Richard Hatch: The Naked Truth
BY Brandon Voss
February 14 2011 12:25 PM ET
Even with some time having passed since your May 2009 release, you fully stand by your previous statements that antigay discrimination played a major part in your conviction?
It’s incontrovertible. This court refused to allow us to ask potential or selected jurors about their feelings toward homosexuals, even when many of them had submitted questionnaires that claimed “I could never find that fag innocent,” “I hate queers,” or “not a chance I could serve on this jury” — really unbelievable, blatant, clearly spoken homophobia that I didn’t even know existed. But I don’t blame the jurors; I blame the court and the bias of that particular judge from the outset.
Though most of your sentence was served at the Federal Correctional Institution in West Virginia, which is a minimum-security facility, the first six months of your sentence were served in a maximum-security facility. We’ve all heard the same horror stories, so how did you feel going to prison as a famously gay man?
I was never afraid of being raped or of anything physical because I’m a healthy, strong guy, and I’ve always held my own. I also know that people are people, wherever they are, so I truly didn’t have the sense that they were going to be animals in prison. But it’s fascinating to me how sex is such a part of that all-male environment. In the Federal Correctional Institution, where I spend three years, there were 1,500 guys, one of whom was an in-process transsexual who was in there for prostitution. Her breasts had already grown in, so she ended up being removed from the prison after being raped. There’s also a lot more education than I imagined — access to information about how disease is transmitted, what to do if you feel threatened, etc. — but there was quite a bit of sex in there.
Were you able to connect with other gay people in prison? I want to imagine you in there like Jim Carrey in I Love You Philip Morris.
I haven’t seen that yet, but yeah, I met quite a few people in prison who were gay. There were even some gay people on staff.
Were gay staffers generally friendlier or more lenient?
No. Like with anything, it ran the spectrum. There’s as much homophobia among gay people as there is among straight people, and with gay people it’s often more damaging and destructive. Just look at our politicians. And with positions of power often come exaggerated homophobia, gay or not.
Have you maintained any of the friendships you made with gay prisoners?
Well, there are rules. Being currently on supervised release, I’m not allowed to be in contact with any felon with whom I was in prison.

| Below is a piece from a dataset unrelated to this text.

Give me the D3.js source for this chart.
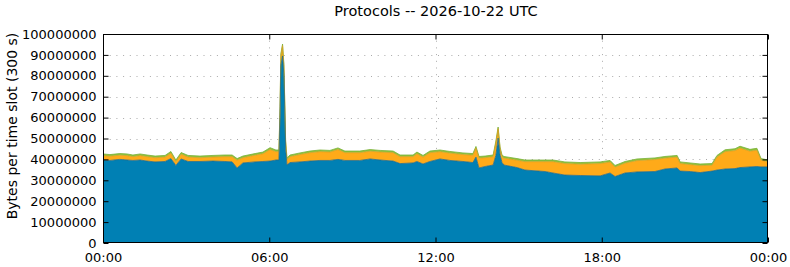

You married your partner, Emiliano Cabral, in Nova Scotia in 2005. How did your relationship survive your long absence?
I’m the luckiest man on the planet. Our relationship is as strong as it has ever been. I adore him. But living in a country that doesn’t recognize our marriage is still infuriating beyond description. We’re in our eighth year now, and I can’t even begin to describe the additional torture, stress, and difficulty this has created only because we’re gay.